### What you need to do
Write out the listing below without alteration, omitting its pictures.

====== Provided data ======

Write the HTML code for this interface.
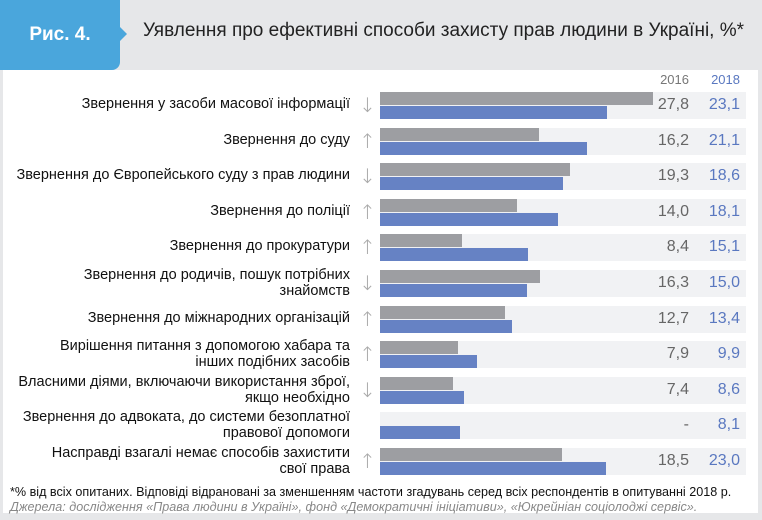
<!DOCTYPE html>
<html><head><meta charset="utf-8"><style>
body{margin:0;width:762px;height:520px;background:#e6e7e9;font-family:"Liberation Sans",sans-serif;overflow:hidden;position:relative}
#panel{position:absolute;left:3px;top:70px;width:755px;height:443px;background:#fff}
#badge{position:absolute;left:0;top:0;width:120px;height:70px;background:#4aa6dc;border-bottom-right-radius:8px;color:#fff;font-weight:bold;font-size:19px;line-height:70px;text-align:center}
#badge:after{content:"";position:absolute;right:-7px;top:27px;border-left:7px solid #4aa6dc;border-top:7px solid transparent;border-bottom:7px solid transparent}
#title{position:absolute;left:143px;top:20px;font-size:19px;color:#222}
.lbl{position:absolute;right:412px;text-align:right;font-size:14.5px;color:#111;line-height:16px;white-space:nowrap}
.arr{position:absolute;left:359px;font-size:20px;color:#aaa;font-family:"DejaVu Sans",sans-serif;font-weight:200}
.v{position:absolute;font-size:16px;text-align:right;width:50px}
.foot{position:absolute;left:10px;font-size:12.6px;color:#111;white-space:nowrap}
</style></head><body>
<div id="panel"></div>
<div id="badge">Рис. 4.</div>
<div id="title">Уявлення про ефективні способи захисту прав людини в Україні, %*</div>
<div class="v" style="left:639px;top:72px;color:#777;font-size:13px">2016</div>
<div class="v" style="left:690px;top:72px;color:#5a78c0;font-size:13px">2018</div>
<div id="chart"></div>
<div class="foot" style="top:485px">*% від всіх опитаних. Відповіді відрановані за зменшенням частоти згадувань серед всіх респондентів в опитуванні 2018 р.</div>
<div class="foot" style="top:500px;color:#888;font-style:italic">Джерела: дослідження «Права людини в Україні», фонд «Демократичні ініціативи», «Юкрейніан соціолоджі сервіс».</div>
<script>
const categories=["Звернення у засоби масової інформації","Звернення до суду","Звернення до Європейського суду з прав людини","Звернення до поліції","Звернення до прокуратури","Звернення до родичів, пошук потрібних<br>знайомств","Звернення до міжнародних організацій","Вирішення питання з допомогою хабара та<br>інших подібних засобів","Власними діями, включаючи використання зброї,<br>якщо необхідно","Звернення до адвоката, до системи безоплатної<br>правової допомоги","Насправді взагалі немає способів захистити<br>свої права"];
const values2016=[27.8,16.2,19.3,14.0,8.4,16.3,12.7,7.9,7.4,null,18.5];
const values2018=[23.1,21.1,18.6,18.1,15.1,15.0,13.4,9.9,8.6,8.1,23.0];
const trends=["↓","↑","↓","↑","↑","↓","↑","↑","↓","","↑"];
const c=document.getElementById('chart');
const x=v=>v*9.82, y0=92, pitch=35.6;
const fmt=v=>v==null?'-':v.toFixed(1).replace('.',',');
categories.forEach((cat,i)=>{
 const t=y0+i*pitch;
 const band=document.createElement('div');
 
 
 band.style.cssText=`position:absolute;left:380px;top:${t}px;width:366px;height:27px;background:#f1f2f4`;
 c.appendChild(band);
 if(values2016[i]!=null){
  const b=document.createElement('div');
  
  
  b.style.cssText=`position:absolute;left:380px;top:${t}px;width:${x(values2016[i])}px;height:13px;background:#9d9ea2`;
  c.appendChild(b);
 }
 const b2=document.createElement('div');
 
 
 b2.style.cssText=`position:absolute;left:380px;top:${t+14}px;width:${x(values2018[i])}px;height:13px;background:#6682c4`;
 c.appendChild(b2);
 const l=document.createElement('div');
 
 
 l.className='lbl';
 const multi=cat.includes('<br>');
 l.style.top=(multi?t-3:t+4)+'px';
 l.innerHTML=cat;
 c.appendChild(l);
 const a=document.createElement('div');
 
 
 a.className='arr';a.style.top=(t+1)+'px';a.textContent=trends[i];
 c.appendChild(a);
 const v1=document.createElement('div');
 
 
 v1.className='v';v1.style.cssText+=`left:639px;top:${t+4}px;color:#666`;v1.textContent=fmt(values2016[i]);
 c.appendChild(v1);
 const v2=document.createElement('div');
 
 
 v2.className='v';v2.style.cssText+=`left:690px;top:${t+4}px;color:#5a78c0`;v2.textContent=fmt(values2018[i]);
 c.appendChild(v2);
});
</script>
</body></html>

======

### Written answer
Write the HTML code for this interface.
<!DOCTYPE html>
<html><head><meta charset="utf-8"><style>
body{margin:0;width:762px;height:520px;background:#e6e7e9;font-family:"Liberation Sans",sans-serif;overflow:hidden;position:relative}
#panel{position:absolute;left:3px;top:70px;width:755px;height:443px;background:#fff}
#badge{position:absolute;left:0;top:0;width:120px;height:70px;background:#4aa6dc;border-bottom-right-radius:8px;color:#fff;font-weight:bold;font-size:19px;line-height:70px;text-align:center}
#badge:after{content:"";position:absolute;right:-7px;top:27px;border-left:7px solid #4aa6dc;border-top:7px solid transparent;border-bottom:7px solid transparent}
#title{position:absolute;left:143px;top:20px;font-size:19px;color:#222}
.lbl{position:absolute;right:412px;text-align:right;font-size:14.5px;color:#111;line-height:16px;white-space:nowrap}
.arr{position:absolute;left:359px;font-size:20px;color:#aaa;font-family:"DejaVu Sans",sans-serif;font-weight:200}
.v{position:absolute;font-size:16px;text-align:right;width:50px}
.foot{position:absolute;left:10px;font-size:12.6px;color:#111;white-space:nowrap}
</style></head><body>
<div id="panel"></div>
<div id="badge">Рис. 4.</div>
<div id="title">Уявлення про ефективні способи захисту прав людини в Україні, %*</div>
<div class="v" style="left:639px;top:72px;color:#777;font-size:13px">2016</div>
<div class="v" style="left:690px;top:72px;color:#5a78c0;font-size:13px">2018</div>
<div id="chart"></div>
<div class="foot" style="top:485px">*% від всіх опитаних. Відповіді відрановані за зменшенням частоти згадувань серед всіх респондентів в опитуванні 2018 р.</div>
<div class="foot" style="top:500px;color:#888;font-style:italic">Джерела: дослідження «Права людини в Україні», фонд «Демократичні ініціативи», «Юкрейніан соціолоджі сервіс».</div>
<script>
const categories=["Звернення у засоби масової інформації","Звернення до суду","Звернення до Європейського суду з прав людини","Звернення до поліції","Звернення до прокуратури","Звернення до родичів, пошук потрібних<br>знайомств","Звернення до міжнародних організацій","Вирішення питання з допомогою хабара та<br>інших подібних засобів","Власними діями, включаючи використання зброї,<br>якщо необхідно","Звернення до адвоката, до системи безоплатної<br>правової допомоги","Насправді взагалі немає способів захистити<br>свої права"];
const values2016=[27.8,16.2,19.3,14.0,8.4,16.3,12.7,7.9,7.4,null,18.5];
const values2018=[23.1,21.1,18.6,18.1,15.1,15.0,13.4,9.9,8.6,8.1,23.0];
const trends=["↓","↑","↓","↑","↑","↓","↑","↑","↓","","↑"];
const c=document.getElementById('chart');
const x=v=>v*9.82, y0=92, pitch=35.6;
const fmt=v=>v==null?'-':v.toFixed(1).replace('.',',');
categories.forEach((cat,i)=>{
 const t=y0+i*pitch;
 const band=document.createElement('div');
 
 
 band.style.cssText=`position:absolute;left:380px;top:${t}px;width:366px;height:27px;background:#f1f2f4`;
 c.appendChild(band);
 if(values2016[i]!=null){
  const b=document.createElement('div');
  
  
  b.style.cssText=`position:absolute;left:380px;top:${t}px;width:${x(values2016[i])}px;height:13px;background:#9d9ea2`;
  c.appendChild(b);
 }
 const b2=document.createElement('div');
 
 
 b2.style.cssText=`position:absolute;left:380px;top:${t+14}px;width:${x(values2018[i])}px;height:13px;background:#6682c4`;
 c.appendChild(b2);
 const l=document.createElement('div');
 
 
 l.className='lbl';
 const multi=cat.includes('<br>');
 l.style.top=(multi?t-3:t+4)+'px';
 l.innerHTML=cat;
 c.appendChild(l);
 const a=document.createElement('div');
 
 
 a.className='arr';a.style.top=(t+1)+'px';a.textContent=trends[i];
 c.appendChild(a);
 const v1=document.createElement('div');
 
 
 v1.className='v';v1.style.cssText+=`left:639px;top:${t+4}px;color:#666`;v1.textContent=fmt(values2016[i]);
 c.appendChild(v1);
 const v2=document.createElement('div');
 
 
 v2.className='v';v2.style.cssText+=`left:690px;top:${t+4}px;color:#5a78c0`;v2.textContent=fmt(values2018[i]);
 c.appendChild(v2);
});
</script>
</body></html>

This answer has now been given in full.